PROBLEM TO SOLVE: Write out each line that follows exactly as it stands, without the pictures.

>> start SUPPLIED MATERIAL

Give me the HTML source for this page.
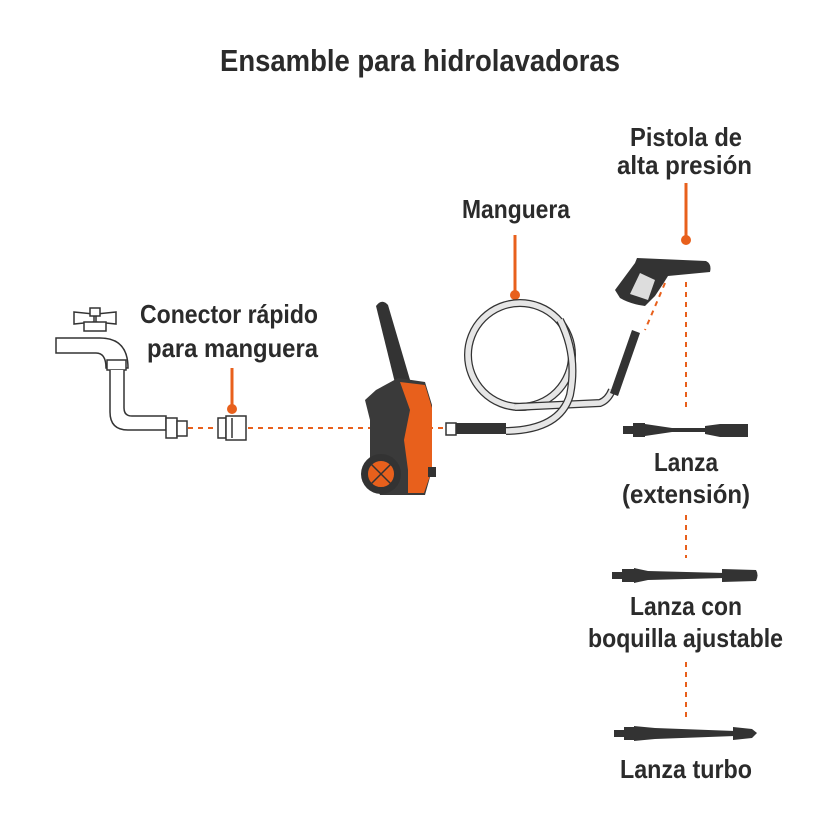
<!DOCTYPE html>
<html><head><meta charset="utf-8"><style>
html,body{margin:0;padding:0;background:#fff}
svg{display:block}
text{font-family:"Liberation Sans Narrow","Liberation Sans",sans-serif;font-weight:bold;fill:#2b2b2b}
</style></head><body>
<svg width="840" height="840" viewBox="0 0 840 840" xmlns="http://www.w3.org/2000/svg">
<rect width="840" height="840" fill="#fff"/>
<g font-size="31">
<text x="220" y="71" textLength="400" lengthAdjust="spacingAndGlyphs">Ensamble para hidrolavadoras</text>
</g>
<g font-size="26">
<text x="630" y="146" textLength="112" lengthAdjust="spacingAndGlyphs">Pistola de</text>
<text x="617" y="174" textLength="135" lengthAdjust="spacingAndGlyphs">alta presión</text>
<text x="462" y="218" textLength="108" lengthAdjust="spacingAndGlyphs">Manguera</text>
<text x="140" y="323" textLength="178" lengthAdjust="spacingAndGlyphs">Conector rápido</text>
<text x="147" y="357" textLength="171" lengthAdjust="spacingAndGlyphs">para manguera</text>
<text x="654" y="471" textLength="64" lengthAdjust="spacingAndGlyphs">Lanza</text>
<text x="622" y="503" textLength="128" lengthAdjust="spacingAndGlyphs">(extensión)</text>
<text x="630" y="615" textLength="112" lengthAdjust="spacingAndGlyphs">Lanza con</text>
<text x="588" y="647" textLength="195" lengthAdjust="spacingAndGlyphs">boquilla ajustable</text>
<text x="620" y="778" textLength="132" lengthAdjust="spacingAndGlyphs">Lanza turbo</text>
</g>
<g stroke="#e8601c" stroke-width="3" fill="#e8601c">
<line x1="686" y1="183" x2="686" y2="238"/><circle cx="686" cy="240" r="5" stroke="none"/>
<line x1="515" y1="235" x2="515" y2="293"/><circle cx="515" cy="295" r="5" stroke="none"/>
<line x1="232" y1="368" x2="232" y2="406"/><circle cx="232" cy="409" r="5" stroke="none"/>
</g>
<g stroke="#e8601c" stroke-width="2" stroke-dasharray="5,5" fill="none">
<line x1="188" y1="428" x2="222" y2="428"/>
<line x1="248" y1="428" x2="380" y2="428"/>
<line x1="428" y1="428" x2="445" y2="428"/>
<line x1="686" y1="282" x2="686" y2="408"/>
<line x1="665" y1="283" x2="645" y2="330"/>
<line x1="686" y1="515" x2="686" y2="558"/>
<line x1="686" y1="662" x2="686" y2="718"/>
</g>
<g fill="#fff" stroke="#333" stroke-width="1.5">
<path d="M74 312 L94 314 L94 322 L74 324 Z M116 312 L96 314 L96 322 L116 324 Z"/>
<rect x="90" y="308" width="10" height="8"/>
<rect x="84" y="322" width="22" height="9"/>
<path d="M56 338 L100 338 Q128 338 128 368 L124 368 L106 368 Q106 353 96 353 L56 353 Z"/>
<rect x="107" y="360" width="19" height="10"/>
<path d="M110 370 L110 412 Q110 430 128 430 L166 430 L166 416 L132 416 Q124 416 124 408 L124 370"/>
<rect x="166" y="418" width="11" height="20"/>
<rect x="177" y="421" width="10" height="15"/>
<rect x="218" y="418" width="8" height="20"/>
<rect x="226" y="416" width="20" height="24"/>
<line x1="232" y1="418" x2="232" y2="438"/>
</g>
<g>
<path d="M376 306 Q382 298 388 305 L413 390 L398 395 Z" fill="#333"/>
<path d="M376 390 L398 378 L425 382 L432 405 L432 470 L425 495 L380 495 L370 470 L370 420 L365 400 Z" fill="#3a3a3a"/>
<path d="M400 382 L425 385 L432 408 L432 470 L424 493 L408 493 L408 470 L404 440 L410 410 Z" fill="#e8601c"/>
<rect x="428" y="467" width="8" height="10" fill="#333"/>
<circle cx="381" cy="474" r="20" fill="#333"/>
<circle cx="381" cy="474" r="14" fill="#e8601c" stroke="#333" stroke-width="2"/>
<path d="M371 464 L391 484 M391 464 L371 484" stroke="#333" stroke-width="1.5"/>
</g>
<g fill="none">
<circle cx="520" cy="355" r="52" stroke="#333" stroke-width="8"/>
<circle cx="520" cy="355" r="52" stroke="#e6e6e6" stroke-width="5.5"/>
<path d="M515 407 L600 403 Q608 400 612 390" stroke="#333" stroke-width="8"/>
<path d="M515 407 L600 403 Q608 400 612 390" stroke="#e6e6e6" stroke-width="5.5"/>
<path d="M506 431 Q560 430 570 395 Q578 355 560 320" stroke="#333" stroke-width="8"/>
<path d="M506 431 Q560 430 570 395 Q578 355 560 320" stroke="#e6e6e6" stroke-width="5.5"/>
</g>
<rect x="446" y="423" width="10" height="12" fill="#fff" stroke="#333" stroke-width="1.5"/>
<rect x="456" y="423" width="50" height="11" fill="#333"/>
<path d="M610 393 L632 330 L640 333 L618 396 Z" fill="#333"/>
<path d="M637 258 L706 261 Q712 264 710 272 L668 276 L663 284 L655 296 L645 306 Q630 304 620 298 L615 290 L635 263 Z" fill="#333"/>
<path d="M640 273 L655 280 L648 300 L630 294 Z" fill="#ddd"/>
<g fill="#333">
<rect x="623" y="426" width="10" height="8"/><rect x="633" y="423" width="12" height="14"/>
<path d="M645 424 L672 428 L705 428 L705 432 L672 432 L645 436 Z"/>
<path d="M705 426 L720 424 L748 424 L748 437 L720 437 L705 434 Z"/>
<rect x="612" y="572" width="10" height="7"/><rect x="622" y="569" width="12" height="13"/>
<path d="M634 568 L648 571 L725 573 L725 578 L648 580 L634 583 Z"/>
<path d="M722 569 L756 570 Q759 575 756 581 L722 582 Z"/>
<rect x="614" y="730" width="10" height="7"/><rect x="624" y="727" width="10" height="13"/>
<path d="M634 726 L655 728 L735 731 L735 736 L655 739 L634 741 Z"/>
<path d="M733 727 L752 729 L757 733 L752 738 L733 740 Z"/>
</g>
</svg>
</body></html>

>> end SUPPLIED MATERIAL

PROBLEM SOLUTION:
Give me the HTML source for this page.
<!DOCTYPE html>
<html><head><meta charset="utf-8"><style>
html,body{margin:0;padding:0;background:#fff}
svg{display:block}
text{font-family:"Liberation Sans Narrow","Liberation Sans",sans-serif;font-weight:bold;fill:#2b2b2b}
</style></head><body>
<svg width="840" height="840" viewBox="0 0 840 840" xmlns="http://www.w3.org/2000/svg">
<rect width="840" height="840" fill="#fff"/>
<g font-size="31">
<text x="220" y="71" textLength="400" lengthAdjust="spacingAndGlyphs">Ensamble para hidrolavadoras</text>
</g>
<g font-size="26">
<text x="630" y="146" textLength="112" lengthAdjust="spacingAndGlyphs">Pistola de</text>
<text x="617" y="174" textLength="135" lengthAdjust="spacingAndGlyphs">alta presión</text>
<text x="462" y="218" textLength="108" lengthAdjust="spacingAndGlyphs">Manguera</text>
<text x="140" y="323" textLength="178" lengthAdjust="spacingAndGlyphs">Conector rápido</text>
<text x="147" y="357" textLength="171" lengthAdjust="spacingAndGlyphs">para manguera</text>
<text x="654" y="471" textLength="64" lengthAdjust="spacingAndGlyphs">Lanza</text>
<text x="622" y="503" textLength="128" lengthAdjust="spacingAndGlyphs">(extensión)</text>
<text x="630" y="615" textLength="112" lengthAdjust="spacingAndGlyphs">Lanza con</text>
<text x="588" y="647" textLength="195" lengthAdjust="spacingAndGlyphs">boquilla ajustable</text>
<text x="620" y="778" textLength="132" lengthAdjust="spacingAndGlyphs">Lanza turbo</text>
</g>
<g stroke="#e8601c" stroke-width="3" fill="#e8601c">
<line x1="686" y1="183" x2="686" y2="238"/><circle cx="686" cy="240" r="5" stroke="none"/>
<line x1="515" y1="235" x2="515" y2="293"/><circle cx="515" cy="295" r="5" stroke="none"/>
<line x1="232" y1="368" x2="232" y2="406"/><circle cx="232" cy="409" r="5" stroke="none"/>
</g>
<g stroke="#e8601c" stroke-width="2" stroke-dasharray="5,5" fill="none">
<line x1="188" y1="428" x2="222" y2="428"/>
<line x1="248" y1="428" x2="380" y2="428"/>
<line x1="428" y1="428" x2="445" y2="428"/>
<line x1="686" y1="282" x2="686" y2="408"/>
<line x1="665" y1="283" x2="645" y2="330"/>
<line x1="686" y1="515" x2="686" y2="558"/>
<line x1="686" y1="662" x2="686" y2="718"/>
</g>
<g fill="#fff" stroke="#333" stroke-width="1.5">
<path d="M74 312 L94 314 L94 322 L74 324 Z M116 312 L96 314 L96 322 L116 324 Z"/>
<rect x="90" y="308" width="10" height="8"/>
<rect x="84" y="322" width="22" height="9"/>
<path d="M56 338 L100 338 Q128 338 128 368 L124 368 L106 368 Q106 353 96 353 L56 353 Z"/>
<rect x="107" y="360" width="19" height="10"/>
<path d="M110 370 L110 412 Q110 430 128 430 L166 430 L166 416 L132 416 Q124 416 124 408 L124 370"/>
<rect x="166" y="418" width="11" height="20"/>
<rect x="177" y="421" width="10" height="15"/>
<rect x="218" y="418" width="8" height="20"/>
<rect x="226" y="416" width="20" height="24"/>
<line x1="232" y1="418" x2="232" y2="438"/>
</g>
<g>
<path d="M376 306 Q382 298 388 305 L413 390 L398 395 Z" fill="#333"/>
<path d="M376 390 L398 378 L425 382 L432 405 L432 470 L425 495 L380 495 L370 470 L370 420 L365 400 Z" fill="#3a3a3a"/>
<path d="M400 382 L425 385 L432 408 L432 470 L424 493 L408 493 L408 470 L404 440 L410 410 Z" fill="#e8601c"/>
<rect x="428" y="467" width="8" height="10" fill="#333"/>
<circle cx="381" cy="474" r="20" fill="#333"/>
<circle cx="381" cy="474" r="14" fill="#e8601c" stroke="#333" stroke-width="2"/>
<path d="M371 464 L391 484 M391 464 L371 484" stroke="#333" stroke-width="1.5"/>
</g>
<g fill="none">
<circle cx="520" cy="355" r="52" stroke="#333" stroke-width="8"/>
<circle cx="520" cy="355" r="52" stroke="#e6e6e6" stroke-width="5.5"/>
<path d="M515 407 L600 403 Q608 400 612 390" stroke="#333" stroke-width="8"/>
<path d="M515 407 L600 403 Q608 400 612 390" stroke="#e6e6e6" stroke-width="5.5"/>
<path d="M506 431 Q560 430 570 395 Q578 355 560 320" stroke="#333" stroke-width="8"/>
<path d="M506 431 Q560 430 570 395 Q578 355 560 320" stroke="#e6e6e6" stroke-width="5.5"/>
</g>
<rect x="446" y="423" width="10" height="12" fill="#fff" stroke="#333" stroke-width="1.5"/>
<rect x="456" y="423" width="50" height="11" fill="#333"/>
<path d="M610 393 L632 330 L640 333 L618 396 Z" fill="#333"/>
<path d="M637 258 L706 261 Q712 264 710 272 L668 276 L663 284 L655 296 L645 306 Q630 304 620 298 L615 290 L635 263 Z" fill="#333"/>
<path d="M640 273 L655 280 L648 300 L630 294 Z" fill="#ddd"/>
<g fill="#333">
<rect x="623" y="426" width="10" height="8"/><rect x="633" y="423" width="12" height="14"/>
<path d="M645 424 L672 428 L705 428 L705 432 L672 432 L645 436 Z"/>
<path d="M705 426 L720 424 L748 424 L748 437 L720 437 L705 434 Z"/>
<rect x="612" y="572" width="10" height="7"/><rect x="622" y="569" width="12" height="13"/>
<path d="M634 568 L648 571 L725 573 L725 578 L648 580 L634 583 Z"/>
<path d="M722 569 L756 570 Q759 575 756 581 L722 582 Z"/>
<rect x="614" y="730" width="10" height="7"/><rect x="624" y="727" width="10" height="13"/>
<path d="M634 726 L655 728 L735 731 L735 736 L655 739 L634 741 Z"/>
<path d="M733 727 L752 729 L757 733 L752 738 L733 740 Z"/>
</g>
</svg>
</body></html>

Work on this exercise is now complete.